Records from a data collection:
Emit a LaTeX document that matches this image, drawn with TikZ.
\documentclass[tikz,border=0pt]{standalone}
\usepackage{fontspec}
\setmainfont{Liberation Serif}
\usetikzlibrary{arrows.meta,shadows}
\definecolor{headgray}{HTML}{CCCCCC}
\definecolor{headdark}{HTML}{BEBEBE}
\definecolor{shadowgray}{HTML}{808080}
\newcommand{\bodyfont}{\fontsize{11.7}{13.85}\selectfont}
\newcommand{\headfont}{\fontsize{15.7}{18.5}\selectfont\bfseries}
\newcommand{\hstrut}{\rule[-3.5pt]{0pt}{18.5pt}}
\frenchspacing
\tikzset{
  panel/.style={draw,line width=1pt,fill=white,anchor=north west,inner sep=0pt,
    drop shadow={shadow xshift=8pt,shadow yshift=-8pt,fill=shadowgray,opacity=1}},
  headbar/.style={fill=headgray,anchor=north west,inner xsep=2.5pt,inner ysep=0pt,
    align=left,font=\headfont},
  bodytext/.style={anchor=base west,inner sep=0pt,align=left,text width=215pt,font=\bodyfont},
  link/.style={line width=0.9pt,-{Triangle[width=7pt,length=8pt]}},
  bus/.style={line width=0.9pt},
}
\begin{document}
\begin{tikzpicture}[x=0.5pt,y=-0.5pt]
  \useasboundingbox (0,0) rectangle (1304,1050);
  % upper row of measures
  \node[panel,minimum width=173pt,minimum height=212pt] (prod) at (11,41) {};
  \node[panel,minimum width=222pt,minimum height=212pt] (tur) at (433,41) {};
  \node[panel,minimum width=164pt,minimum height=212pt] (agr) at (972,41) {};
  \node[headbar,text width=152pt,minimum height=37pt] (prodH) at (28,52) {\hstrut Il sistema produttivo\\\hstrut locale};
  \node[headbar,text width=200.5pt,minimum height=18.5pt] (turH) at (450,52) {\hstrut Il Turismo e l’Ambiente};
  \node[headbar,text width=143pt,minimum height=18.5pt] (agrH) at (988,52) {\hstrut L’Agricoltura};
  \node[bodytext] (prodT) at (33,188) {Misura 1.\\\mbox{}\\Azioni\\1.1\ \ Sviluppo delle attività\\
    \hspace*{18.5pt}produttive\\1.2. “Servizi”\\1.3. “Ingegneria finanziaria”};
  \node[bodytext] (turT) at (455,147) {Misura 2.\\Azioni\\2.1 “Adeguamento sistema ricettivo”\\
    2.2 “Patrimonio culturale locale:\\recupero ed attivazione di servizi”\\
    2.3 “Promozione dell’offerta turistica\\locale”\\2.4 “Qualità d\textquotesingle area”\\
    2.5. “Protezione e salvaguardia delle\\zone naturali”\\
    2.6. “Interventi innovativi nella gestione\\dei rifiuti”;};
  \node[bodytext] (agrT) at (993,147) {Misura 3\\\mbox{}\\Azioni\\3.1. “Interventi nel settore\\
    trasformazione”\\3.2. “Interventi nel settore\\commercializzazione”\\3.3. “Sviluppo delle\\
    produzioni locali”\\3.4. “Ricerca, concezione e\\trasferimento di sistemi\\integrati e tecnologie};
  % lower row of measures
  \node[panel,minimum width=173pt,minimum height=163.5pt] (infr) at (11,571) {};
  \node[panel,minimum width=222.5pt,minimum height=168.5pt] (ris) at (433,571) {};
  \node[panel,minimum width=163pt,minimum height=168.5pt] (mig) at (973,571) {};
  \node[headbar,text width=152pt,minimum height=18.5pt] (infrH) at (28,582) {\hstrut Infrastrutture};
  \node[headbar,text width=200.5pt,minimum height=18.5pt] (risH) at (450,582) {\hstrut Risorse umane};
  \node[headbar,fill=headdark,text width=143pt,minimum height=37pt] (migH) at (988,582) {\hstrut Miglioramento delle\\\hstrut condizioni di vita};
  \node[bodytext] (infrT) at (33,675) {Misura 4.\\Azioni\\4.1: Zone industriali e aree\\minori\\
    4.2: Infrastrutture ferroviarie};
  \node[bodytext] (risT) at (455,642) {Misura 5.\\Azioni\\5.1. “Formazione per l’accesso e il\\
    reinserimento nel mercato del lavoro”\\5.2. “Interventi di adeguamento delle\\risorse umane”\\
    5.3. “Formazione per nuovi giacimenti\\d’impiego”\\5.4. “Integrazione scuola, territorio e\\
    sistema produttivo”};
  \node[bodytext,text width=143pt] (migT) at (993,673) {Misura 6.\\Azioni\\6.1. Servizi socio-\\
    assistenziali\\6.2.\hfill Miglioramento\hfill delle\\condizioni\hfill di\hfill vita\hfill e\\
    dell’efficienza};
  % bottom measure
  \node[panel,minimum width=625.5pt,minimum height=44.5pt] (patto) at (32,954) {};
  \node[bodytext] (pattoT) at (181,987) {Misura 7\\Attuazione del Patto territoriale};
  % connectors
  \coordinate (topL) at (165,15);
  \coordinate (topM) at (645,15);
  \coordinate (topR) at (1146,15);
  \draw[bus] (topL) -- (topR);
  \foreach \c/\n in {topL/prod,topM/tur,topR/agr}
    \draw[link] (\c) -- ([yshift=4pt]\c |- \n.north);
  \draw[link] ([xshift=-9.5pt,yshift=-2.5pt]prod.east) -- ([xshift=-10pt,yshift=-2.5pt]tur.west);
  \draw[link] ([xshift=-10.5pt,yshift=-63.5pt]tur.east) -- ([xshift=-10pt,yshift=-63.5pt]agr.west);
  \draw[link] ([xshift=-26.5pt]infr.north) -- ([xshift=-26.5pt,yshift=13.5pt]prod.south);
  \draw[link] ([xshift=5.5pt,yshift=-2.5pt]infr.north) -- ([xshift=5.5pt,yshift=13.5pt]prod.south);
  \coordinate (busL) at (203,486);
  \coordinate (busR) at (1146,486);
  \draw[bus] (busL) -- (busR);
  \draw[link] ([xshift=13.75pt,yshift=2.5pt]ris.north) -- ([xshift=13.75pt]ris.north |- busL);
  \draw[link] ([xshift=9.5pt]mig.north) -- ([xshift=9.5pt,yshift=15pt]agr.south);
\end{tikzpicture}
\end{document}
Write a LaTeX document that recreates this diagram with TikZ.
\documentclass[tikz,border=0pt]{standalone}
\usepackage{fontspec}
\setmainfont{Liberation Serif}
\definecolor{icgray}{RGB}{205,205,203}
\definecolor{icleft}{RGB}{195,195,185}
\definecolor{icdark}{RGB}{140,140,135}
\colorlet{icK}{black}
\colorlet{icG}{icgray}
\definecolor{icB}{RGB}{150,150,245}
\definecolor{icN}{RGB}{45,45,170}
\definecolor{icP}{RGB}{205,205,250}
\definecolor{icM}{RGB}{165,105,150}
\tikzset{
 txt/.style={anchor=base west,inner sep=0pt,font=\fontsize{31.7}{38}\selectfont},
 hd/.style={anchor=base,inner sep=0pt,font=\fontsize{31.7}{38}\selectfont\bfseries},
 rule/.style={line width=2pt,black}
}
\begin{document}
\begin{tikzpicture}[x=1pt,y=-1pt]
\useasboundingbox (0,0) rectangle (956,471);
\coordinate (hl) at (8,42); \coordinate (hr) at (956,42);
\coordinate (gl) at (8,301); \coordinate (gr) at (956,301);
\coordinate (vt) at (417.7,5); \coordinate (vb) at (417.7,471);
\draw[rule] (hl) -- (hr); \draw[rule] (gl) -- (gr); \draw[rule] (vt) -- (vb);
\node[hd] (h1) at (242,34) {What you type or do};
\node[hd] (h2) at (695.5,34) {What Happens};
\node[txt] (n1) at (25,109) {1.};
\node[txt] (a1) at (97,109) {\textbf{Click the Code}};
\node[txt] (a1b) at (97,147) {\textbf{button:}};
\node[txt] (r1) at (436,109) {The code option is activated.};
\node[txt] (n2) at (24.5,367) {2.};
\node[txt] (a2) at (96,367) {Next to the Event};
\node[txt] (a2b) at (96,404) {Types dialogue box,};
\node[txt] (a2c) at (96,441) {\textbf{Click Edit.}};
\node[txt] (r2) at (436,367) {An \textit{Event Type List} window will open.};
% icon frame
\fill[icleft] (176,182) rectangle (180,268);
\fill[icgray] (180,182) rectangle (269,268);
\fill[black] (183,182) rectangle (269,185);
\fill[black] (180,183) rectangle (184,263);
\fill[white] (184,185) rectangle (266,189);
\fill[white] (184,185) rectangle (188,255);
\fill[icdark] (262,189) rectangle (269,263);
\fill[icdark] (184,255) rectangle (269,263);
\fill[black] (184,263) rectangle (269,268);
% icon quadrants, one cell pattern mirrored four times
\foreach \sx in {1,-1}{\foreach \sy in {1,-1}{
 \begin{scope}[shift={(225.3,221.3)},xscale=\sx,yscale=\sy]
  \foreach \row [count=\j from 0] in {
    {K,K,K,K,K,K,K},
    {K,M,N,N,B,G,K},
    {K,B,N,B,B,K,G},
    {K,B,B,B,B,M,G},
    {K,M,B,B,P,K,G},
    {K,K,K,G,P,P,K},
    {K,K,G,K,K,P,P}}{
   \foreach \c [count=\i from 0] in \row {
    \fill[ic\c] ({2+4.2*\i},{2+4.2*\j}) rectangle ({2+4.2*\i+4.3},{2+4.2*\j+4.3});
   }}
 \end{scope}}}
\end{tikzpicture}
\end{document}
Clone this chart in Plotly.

Problem to solve –
Find the string "with" in the listing and return every line that holds it.

Result of this exercise –
Emit a LaTeX document that matches this image, drawn with TikZ.
Write a LaTeX document that recreates this diagram with TikZ.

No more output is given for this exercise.